— begin ITEMS —

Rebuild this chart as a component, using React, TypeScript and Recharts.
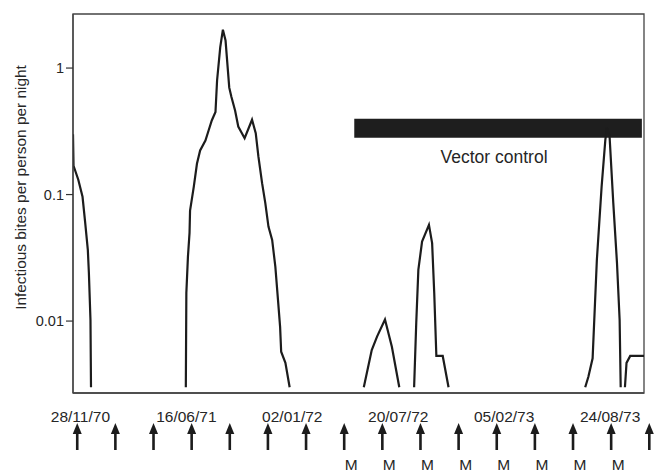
import React from 'react';
import { ComposedChart, Line, XAxis, YAxis, ReferenceArea } from 'recharts';

// Days since 28/11/70 and infectious bites per person per night (null = below detection)
const days = [
  -14, -13, -4, 4, 9, 14, 16, 19, 20,
  100,
  199, 200, 203, 206, 207, 214, 220, 226, 236, 242, 248, 255, 258, 264, 269, 274, 281, 285,
  292, 298, 310, 324, 331, 336, 343, 349, 355, 362, 368, 373, 377, 379, 387, 395,
  460,
  535, 550, 560, 575, 588, 602,
  616,
  630, 634, 638, 645, 658, 664, 668, 672, 684, 695,
  800,
  953, 959, 967, 975, 984, 991, 994, 999, 1006, 1013, 1018, 1020,
  1024,
  1028, 1031, 1038, 1064,
];
const bites: (number | null)[] = [
  0.3, 0.169, 0.131, 0.096, 0.06, 0.0365, 0.024, 0.0102, 0.003,
  null,
  0.003, 0.0167, 0.0323, 0.0498, 0.0747, 0.115, 0.175, 0.223, 0.267, 0.321, 0.385, 0.449, 0.798,
  1.466, 2.01, 1.65, 0.7, 0.593,
  0.462, 0.345, 0.279, 0.39, 0.306, 0.2, 0.123, 0.086, 0.0558, 0.0438, 0.0269, 0.0147, 0.009,
  0.00573, 0.00467, 0.003,
  null,
  0.003, 0.0059, 0.00753, 0.0103, 0.00627, 0.003,
  null,
  0.003, 0.0096, 0.0254, 0.0425, 0.0576, 0.0413, 0.0166, 0.0053, 0.0053, 0.003,
  null,
  0.003, 0.00363, 0.00508, 0.0304, 0.1157, 0.271, 0.337, 0.288, 0.086, 0.0288, 0.0102, 0.003,
  null,
  0.003, 0.00467, 0.0053, 0.0053,
];

const yTicks = [0.01, 0.1, 1];
const yDomain = [0.0027, 2.675];
const xDomain = [-14, 1064];

const dateDays = [0, 200, 400, 600, 800, 1000];
const dateLabels = ['28/11/70', '16/06/71', '02/01/72', '20/07/72', '05/02/73', '24/08/73'];

const surveyDays = [-6, 66, 138, 210, 282, 354, 426, 498, 570, 642, 714, 786, 858, 930, 1002, 1074];
const surveyMarks = ['', '', '', '', '', '', '', 'M', 'M', 'M', 'M', 'M', 'M', 'M', 'M', ''];

const vectorStart = 517;
const vectorEnd = 1060;
const vectorLow = 0.281;
const vectorHigh = 0.397;
const vectorLabel = 'Vector control';
const yLabel = 'Infectious bites per person per night';

const data = days.map((d, i) => ({ day: d, bites: bites[i] }));
const bottomTicks = Array.from(new Set([...dateDays, ...surveyDays])).sort((a, b) => a - b);

const FONT = 'Liberation Sans, Arial, Helvetica, sans-serif';
const INK = '#1c1c1c';

const BottomTick = (props: any) => {
  const { x, y, payload } = props;
  const v = payload.value;
  const di = dateDays.indexOf(v);
  const si = surveyDays.indexOf(v);
  return (
    <g>
      {di >= 0 && (
        <text x={x} y={y + 29} textAnchor="middle" fontFamily={FONT} fontSize={15.5} fill="#262626">
          {dateLabels[di]}
        </text>
      )}
      {si >= 0 && (
        <g>
          <path d={`M${x},${y + 30} L${x - 4.5},${y + 41} L${x + 4.5},${y + 41} Z`} fill={INK} />
          <rect x={x - 1.3} y={y + 39} width={2.6} height={18} fill={INK} />
          {surveyMarks[si] && (
            <text x={x + 7} y={y + 77} textAnchor="middle" fontFamily={FONT} fontSize={15.5} fill="#262626">
              {surveyMarks[si]}
            </text>
          )}
        </g>
      )}
    </g>
  );
};

const YLabel = (props: any) => {
  const vb = props.viewBox || { x: 0, y: 14, width: 73, height: 379 };
  const cx = 26;
  const cy = vb.y + vb.height / 2 - 16;
  return (
    <text
      x={cx}
      y={cy}
      transform={`rotate(-90, ${cx}, ${cy})`}
      textAnchor="middle"
      fontFamily={FONT}
      fontSize={15.4}
      fill="#262626"
    >
      {yLabel}
    </text>
  );
};

const VectorLabel = (props: any) => {
  const vb = props.viewBox || { x: 0, y: 0, width: 0, height: 0 };
  return (
    <text
      x={vb.x + vb.width / 2 - 4}
      y={vb.y + vb.height + 25}
      textAnchor="middle"
      fontFamily={FONT}
      fontSize={17.5}
      fill="#262626"
    >
      {vectorLabel}
    </text>
  );
};

export default function App() {
  return (
    <div style={{ position: 'absolute', left: 0, top: 0, width: 657, height: 474, background: '#fff' }}>
      <ComposedChart width={657} height={474} data={data} margin={{ top: 14, right: 13, left: 0, bottom: 0 }}>
        <XAxis
          dataKey="day"
          type="number"
          domain={xDomain}
          allowDataOverflow
          ticks={bottomTicks}
          interval={0}
          tick={<BottomTick />}
          tickLine={false}
          tickSize={0}
          tickMargin={0}
          height={81}
          axisLine={{ stroke: '#444', strokeWidth: 1.3 }}
        />
        <YAxis
          type="number"
          scale="log"
          domain={yDomain}
          allowDataOverflow
          ticks={yTicks}
          tickFormatter={(v: number) => String(v)}
          width={73}
          tickSize={7}
          tickMargin={2}
          tick={{ fontFamily: FONT, fontSize: 14.5, fill: '#262626' }}
          tickLine={{ stroke: '#333', strokeWidth: 1.2 }}
          axisLine={{ stroke: '#444', strokeWidth: 1.3 }}
          label={{ content: <YLabel /> }}
        />
        <ReferenceArea
          x1={xDomain[0]}
          x2={xDomain[1]}
          y1={yDomain[0]}
          y2={yDomain[1]}
          fill="none"
          fillOpacity={0}
          stroke="#444"
          strokeWidth={1.3}
          ifOverflow="visible"
        />
        <Line
          type="linear"
          dataKey="bites"
          stroke={INK}
          strokeWidth={2.2}
          dot={false}
          connectNulls={false}
          isAnimationActive={false}
        />
        <ReferenceArea
          x1={vectorStart}
          x2={vectorEnd}
          y1={vectorLow}
          y2={vectorHigh}
          fill="#1e1e1e"
          fillOpacity={1}
          stroke="none"
          ifOverflow="visible"
          label={<VectorLabel />}
        />
      </ComposedChart>
    </div>
  );
}
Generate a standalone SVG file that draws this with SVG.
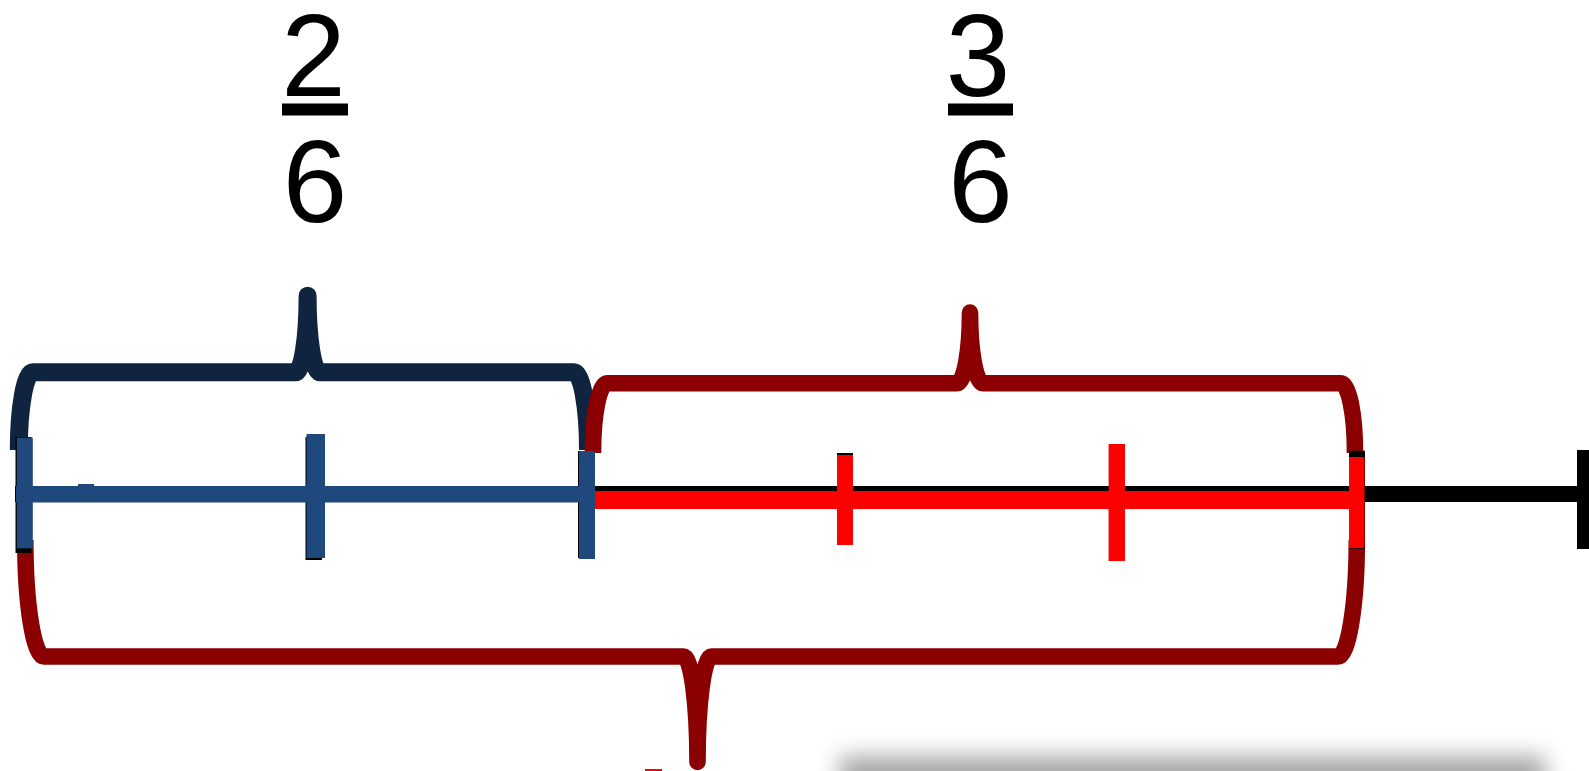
<svg xmlns="http://www.w3.org/2000/svg" width="1589" height="771" viewBox="0 0 1589 771">
<style>
.frac{font-family:"Liberation Sans",Arial,sans-serif;font-size:116px;fill:#000;text-anchor:middle}
.brace{fill:none;stroke-linejoin:round;stroke-linecap:butt}
.navy{stroke:#10243F;stroke-width:18}
.dred{stroke:#8B0000;stroke-width:16.6}
.blk{fill:#000}
.blu{fill:#1F497D}
.red{fill:#FF0000}
</style>
<defs>
<filter id="sh" x="-20%" y="-200%" width="140%" height="500%"><feGaussianBlur stdDeviation="11"/></filter>
</defs>
<rect width="1589" height="771" fill="#fff"/>
<g id="shadow"><rect x="840" y="756" width="705" height="50" fill="#6e6e6e" opacity="0.6" filter="url(#sh)"/></g>
<g id="label-2-6">
<text class="frac" x="313.5" y="96">2</text>
<rect x="282" y="103.5" width="66" height="12" fill="#000"/>
<text class="frac" x="315" y="222">6</text>
</g>
<g id="label-3-6">
<text class="frac" x="978" y="96">3</text>
<rect x="948" y="103.5" width="65" height="12" fill="#000"/>
<text class="frac" x="980.5" y="222">6</text>
</g>
<g id="connectors">
<path id="brace-bottom" class="brace dred" d="M25.3 540 A18.7 116.5 0 0 0 44 656.5 H683.5 A14 105.5 0 0 1 697.5 762 A14 105.5 0 0 1 711.5 656.5 H1338 A18.8 116.5 0 0 0 1356.8 540"/>
<path id="brace-blue" class="brace navy" d="M18.8 450 A14 77.7 0 0 1 32.8 372.3 H295.6 A12 76.6 0 0 0 307.6 295.7 A12 76.6 0 0 0 319.6 372.3 H574 A14 77.7 0 0 1 588 450"/>
<path id="brace-red" class="brace dred" d="M593 453 A14 69.7 0 0 1 607 383.3 H957 A13 70.7 0 0 0 970 312.6 A13 70.7 0 0 0 983 383.3 H1341 A14 69.7 0 0 1 1355 453"/>
</g>
<g id="number-line">
<rect class="blk" x="15" y="486" width="1565" height="16"/>
<rect class="blk" x="1577" y="450" width="12" height="99"/>
<rect class="blk" x="15.5" y="437" width="16" height="116"/>
<rect class="blk" x="305.5" y="437" width="16.5" height="123"/>
<rect class="blk" x="578" y="451" width="16" height="107"/>
<rect class="blk" x="837" y="453" width="16" height="92"/>
<rect class="blk" x="1349" y="450.7" width="16" height="98"/>
</g>
<g id="blue-segment">
<rect class="blu" x="16" y="486" width="579" height="16.5"/>
<rect class="blu" x="78" y="484" width="16" height="3"/>
<rect class="blu" x="16.8" y="437.7" width="16" height="110.6"/>
<rect class="blu" x="306.5" y="434" width="18.5" height="124"/>
<rect class="blu" x="579" y="451" width="16" height="108"/>
</g>
<g id="red-segment">
<rect class="red" x="595" y="491" width="769" height="18"/>
<rect class="red" x="837" y="455" width="16" height="90"/>
<rect class="red" x="1108.6" y="444" width="16.4" height="117"/>
<rect class="red" x="1349" y="457" width="15.5" height="91"/>
<rect class="red" x="645" y="769" width="17" height="2"/>
</g>
</svg>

— end ITEMS —

### PROMPT
Show the lines where the word "this" appears in the entries.

### REPLY TO THE TASK
Rebuild this chart as a component, using React, TypeScript and Recharts.
Generate a standalone SVG file that draws this with SVG.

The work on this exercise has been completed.